• _WRITTEN REQUEST_:
Look through the listing and locate every line containing the word "that"; copy those lines.

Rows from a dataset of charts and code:
____

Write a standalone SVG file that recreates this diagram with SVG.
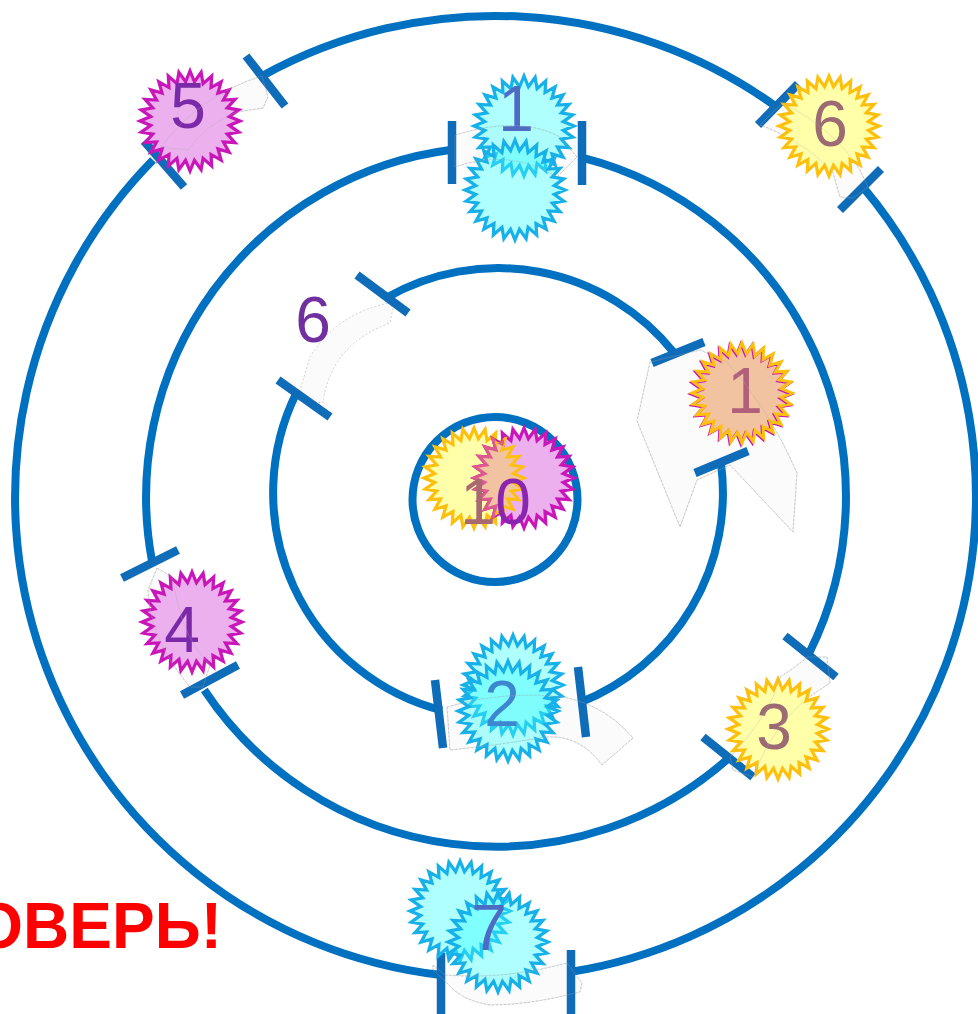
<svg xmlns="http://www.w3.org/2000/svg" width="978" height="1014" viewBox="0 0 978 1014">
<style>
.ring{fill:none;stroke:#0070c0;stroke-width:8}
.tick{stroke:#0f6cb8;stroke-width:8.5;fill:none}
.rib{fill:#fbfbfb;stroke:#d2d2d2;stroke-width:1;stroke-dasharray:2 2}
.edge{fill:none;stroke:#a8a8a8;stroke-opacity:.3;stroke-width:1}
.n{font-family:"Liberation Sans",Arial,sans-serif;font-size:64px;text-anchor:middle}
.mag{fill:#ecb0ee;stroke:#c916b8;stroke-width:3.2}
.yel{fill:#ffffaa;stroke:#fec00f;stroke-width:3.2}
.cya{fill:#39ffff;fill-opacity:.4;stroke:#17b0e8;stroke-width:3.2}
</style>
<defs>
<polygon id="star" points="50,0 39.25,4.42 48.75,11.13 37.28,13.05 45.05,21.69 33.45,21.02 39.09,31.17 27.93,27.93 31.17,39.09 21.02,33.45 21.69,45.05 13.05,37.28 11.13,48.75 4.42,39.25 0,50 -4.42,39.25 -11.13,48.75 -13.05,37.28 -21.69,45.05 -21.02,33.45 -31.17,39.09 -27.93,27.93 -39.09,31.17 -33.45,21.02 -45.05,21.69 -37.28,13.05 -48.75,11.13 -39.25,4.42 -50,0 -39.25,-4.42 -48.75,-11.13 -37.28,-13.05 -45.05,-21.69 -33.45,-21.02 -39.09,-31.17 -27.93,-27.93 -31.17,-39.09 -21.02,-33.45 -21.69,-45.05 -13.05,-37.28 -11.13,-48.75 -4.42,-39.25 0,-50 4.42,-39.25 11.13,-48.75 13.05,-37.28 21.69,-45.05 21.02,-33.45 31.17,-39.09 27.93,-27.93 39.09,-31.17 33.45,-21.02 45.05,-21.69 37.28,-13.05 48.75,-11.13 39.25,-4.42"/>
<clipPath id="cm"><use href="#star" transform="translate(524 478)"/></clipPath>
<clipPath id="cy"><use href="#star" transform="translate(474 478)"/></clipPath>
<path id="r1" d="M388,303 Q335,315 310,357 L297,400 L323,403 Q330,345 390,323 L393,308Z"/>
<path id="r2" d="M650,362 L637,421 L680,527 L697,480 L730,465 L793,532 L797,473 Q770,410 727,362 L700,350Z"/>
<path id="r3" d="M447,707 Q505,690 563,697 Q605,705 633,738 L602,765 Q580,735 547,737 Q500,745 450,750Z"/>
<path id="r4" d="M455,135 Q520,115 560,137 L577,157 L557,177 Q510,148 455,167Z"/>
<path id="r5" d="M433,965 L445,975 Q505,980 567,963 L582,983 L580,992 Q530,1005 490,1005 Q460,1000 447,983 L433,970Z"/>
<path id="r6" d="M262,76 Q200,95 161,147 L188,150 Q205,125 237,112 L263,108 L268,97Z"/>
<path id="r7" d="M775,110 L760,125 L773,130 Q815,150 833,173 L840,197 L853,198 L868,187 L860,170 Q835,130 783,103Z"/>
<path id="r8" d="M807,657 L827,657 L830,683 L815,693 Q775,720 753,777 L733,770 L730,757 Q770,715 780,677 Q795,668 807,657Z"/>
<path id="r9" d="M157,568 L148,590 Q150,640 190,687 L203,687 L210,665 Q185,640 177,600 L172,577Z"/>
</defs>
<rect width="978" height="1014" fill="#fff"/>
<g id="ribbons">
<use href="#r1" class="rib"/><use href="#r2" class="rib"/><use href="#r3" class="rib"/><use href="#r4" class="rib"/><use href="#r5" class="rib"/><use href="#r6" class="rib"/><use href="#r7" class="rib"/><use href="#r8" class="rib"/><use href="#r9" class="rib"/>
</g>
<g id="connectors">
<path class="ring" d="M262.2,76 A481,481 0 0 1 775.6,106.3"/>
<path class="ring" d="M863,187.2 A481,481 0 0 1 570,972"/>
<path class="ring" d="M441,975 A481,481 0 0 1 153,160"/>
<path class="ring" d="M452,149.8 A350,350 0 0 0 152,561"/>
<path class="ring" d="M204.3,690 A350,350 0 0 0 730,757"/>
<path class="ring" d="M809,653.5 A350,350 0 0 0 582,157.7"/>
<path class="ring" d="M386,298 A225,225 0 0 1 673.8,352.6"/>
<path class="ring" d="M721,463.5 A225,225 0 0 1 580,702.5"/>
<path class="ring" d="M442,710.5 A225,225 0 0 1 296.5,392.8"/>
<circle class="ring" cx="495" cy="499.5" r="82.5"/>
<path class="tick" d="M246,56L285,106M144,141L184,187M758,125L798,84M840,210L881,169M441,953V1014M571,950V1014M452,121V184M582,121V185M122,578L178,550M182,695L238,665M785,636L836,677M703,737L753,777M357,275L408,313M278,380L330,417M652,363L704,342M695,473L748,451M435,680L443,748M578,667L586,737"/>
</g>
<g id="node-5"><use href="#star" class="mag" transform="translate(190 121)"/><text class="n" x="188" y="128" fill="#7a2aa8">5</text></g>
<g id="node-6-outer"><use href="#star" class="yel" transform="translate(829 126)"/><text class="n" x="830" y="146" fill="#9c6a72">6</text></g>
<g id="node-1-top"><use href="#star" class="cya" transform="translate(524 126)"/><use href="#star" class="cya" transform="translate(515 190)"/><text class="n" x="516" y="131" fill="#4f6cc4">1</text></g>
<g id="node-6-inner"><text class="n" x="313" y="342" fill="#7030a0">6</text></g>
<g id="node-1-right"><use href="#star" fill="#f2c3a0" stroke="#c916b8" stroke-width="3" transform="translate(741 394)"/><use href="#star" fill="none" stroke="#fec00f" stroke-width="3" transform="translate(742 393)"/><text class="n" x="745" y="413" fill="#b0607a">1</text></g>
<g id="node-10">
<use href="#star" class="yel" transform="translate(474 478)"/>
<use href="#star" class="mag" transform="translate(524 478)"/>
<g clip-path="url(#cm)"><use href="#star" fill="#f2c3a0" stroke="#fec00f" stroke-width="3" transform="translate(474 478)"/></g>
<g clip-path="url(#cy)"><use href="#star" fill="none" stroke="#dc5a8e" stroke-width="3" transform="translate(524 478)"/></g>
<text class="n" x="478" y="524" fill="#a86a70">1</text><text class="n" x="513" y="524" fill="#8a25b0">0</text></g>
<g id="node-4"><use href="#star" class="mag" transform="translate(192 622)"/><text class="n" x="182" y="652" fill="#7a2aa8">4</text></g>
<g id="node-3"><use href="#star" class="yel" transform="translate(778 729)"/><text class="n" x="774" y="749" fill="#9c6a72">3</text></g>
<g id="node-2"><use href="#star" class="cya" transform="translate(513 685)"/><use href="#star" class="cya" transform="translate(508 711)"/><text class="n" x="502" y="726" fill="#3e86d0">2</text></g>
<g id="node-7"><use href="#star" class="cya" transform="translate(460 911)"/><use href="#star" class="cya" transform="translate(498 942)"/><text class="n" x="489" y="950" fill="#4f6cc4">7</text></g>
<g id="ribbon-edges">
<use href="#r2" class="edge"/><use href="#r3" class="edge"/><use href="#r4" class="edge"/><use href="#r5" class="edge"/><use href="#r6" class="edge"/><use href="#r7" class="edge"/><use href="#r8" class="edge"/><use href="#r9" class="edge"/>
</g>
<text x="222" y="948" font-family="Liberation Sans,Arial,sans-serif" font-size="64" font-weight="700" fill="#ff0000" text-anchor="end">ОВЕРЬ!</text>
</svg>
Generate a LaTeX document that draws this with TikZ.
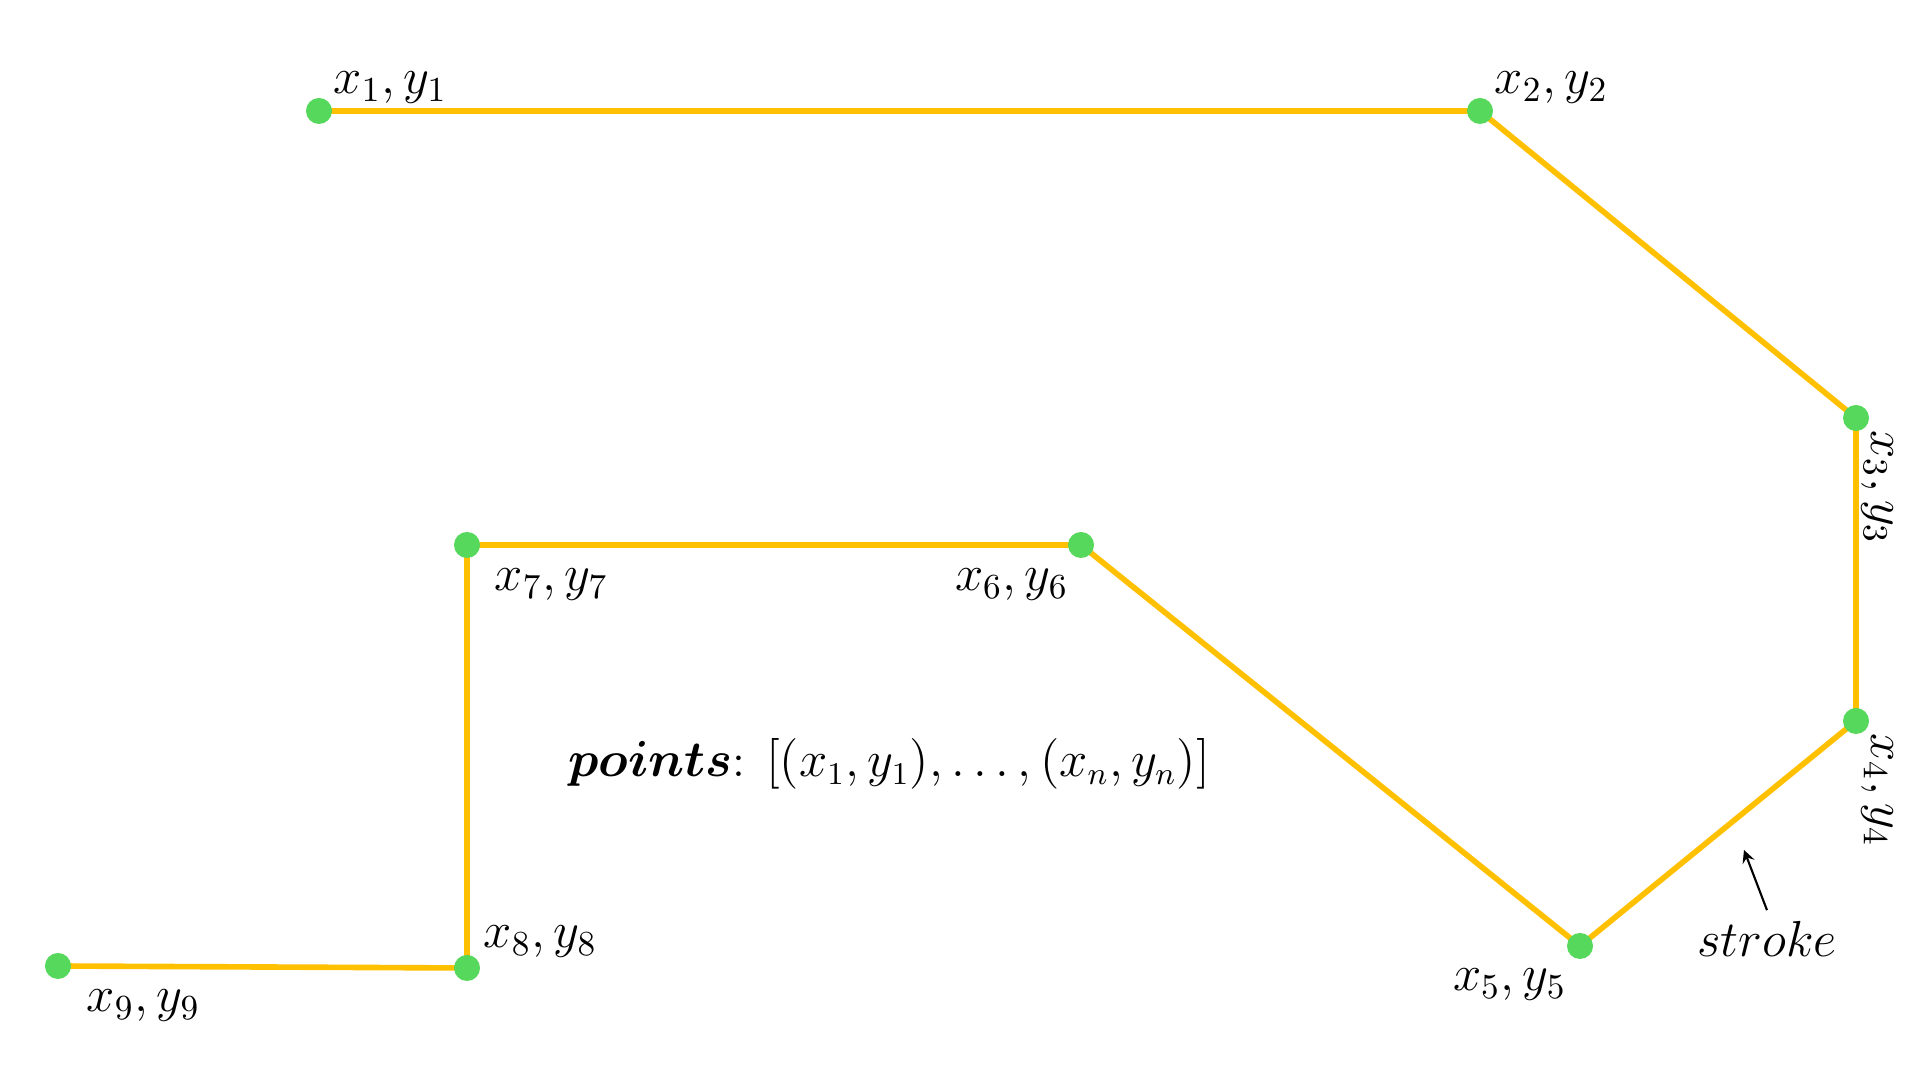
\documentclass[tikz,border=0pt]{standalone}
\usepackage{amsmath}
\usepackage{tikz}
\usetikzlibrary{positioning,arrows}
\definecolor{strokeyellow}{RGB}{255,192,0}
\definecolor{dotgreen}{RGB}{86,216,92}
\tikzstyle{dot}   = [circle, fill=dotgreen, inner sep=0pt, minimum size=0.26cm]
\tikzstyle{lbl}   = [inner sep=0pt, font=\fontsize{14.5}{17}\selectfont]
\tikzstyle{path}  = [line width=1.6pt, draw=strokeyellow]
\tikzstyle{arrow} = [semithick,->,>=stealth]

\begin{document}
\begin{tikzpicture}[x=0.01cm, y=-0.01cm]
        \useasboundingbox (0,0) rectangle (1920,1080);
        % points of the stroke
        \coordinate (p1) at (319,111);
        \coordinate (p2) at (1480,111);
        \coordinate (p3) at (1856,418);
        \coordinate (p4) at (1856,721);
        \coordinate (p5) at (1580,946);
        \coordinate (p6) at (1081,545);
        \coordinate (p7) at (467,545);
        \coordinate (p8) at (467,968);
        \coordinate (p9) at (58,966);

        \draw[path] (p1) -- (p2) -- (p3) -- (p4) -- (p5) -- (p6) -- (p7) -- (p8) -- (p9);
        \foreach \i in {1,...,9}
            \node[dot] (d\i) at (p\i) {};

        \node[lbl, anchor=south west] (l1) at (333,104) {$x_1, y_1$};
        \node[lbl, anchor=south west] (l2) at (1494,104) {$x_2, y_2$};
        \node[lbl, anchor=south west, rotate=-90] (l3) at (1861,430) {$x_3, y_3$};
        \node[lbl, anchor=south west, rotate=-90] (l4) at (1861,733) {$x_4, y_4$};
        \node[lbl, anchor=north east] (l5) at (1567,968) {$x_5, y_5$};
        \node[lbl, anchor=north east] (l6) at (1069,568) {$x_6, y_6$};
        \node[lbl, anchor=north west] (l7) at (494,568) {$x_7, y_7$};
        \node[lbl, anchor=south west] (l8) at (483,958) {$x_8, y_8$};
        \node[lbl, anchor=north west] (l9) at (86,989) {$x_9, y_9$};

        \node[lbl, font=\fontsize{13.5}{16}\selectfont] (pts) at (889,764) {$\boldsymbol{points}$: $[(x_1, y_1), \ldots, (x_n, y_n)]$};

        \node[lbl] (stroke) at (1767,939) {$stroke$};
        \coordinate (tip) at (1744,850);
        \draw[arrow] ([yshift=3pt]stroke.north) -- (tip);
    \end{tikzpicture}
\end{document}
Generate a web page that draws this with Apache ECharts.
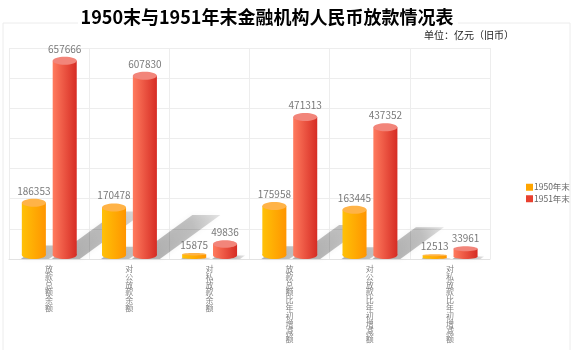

____

• _TASK OUTPUT_:
Write a standalone SVG file that recreates this diagram with SVG.
Generate a LaTeX document that draws this with TikZ.
Generate a web page that draws this with Apache ECharts.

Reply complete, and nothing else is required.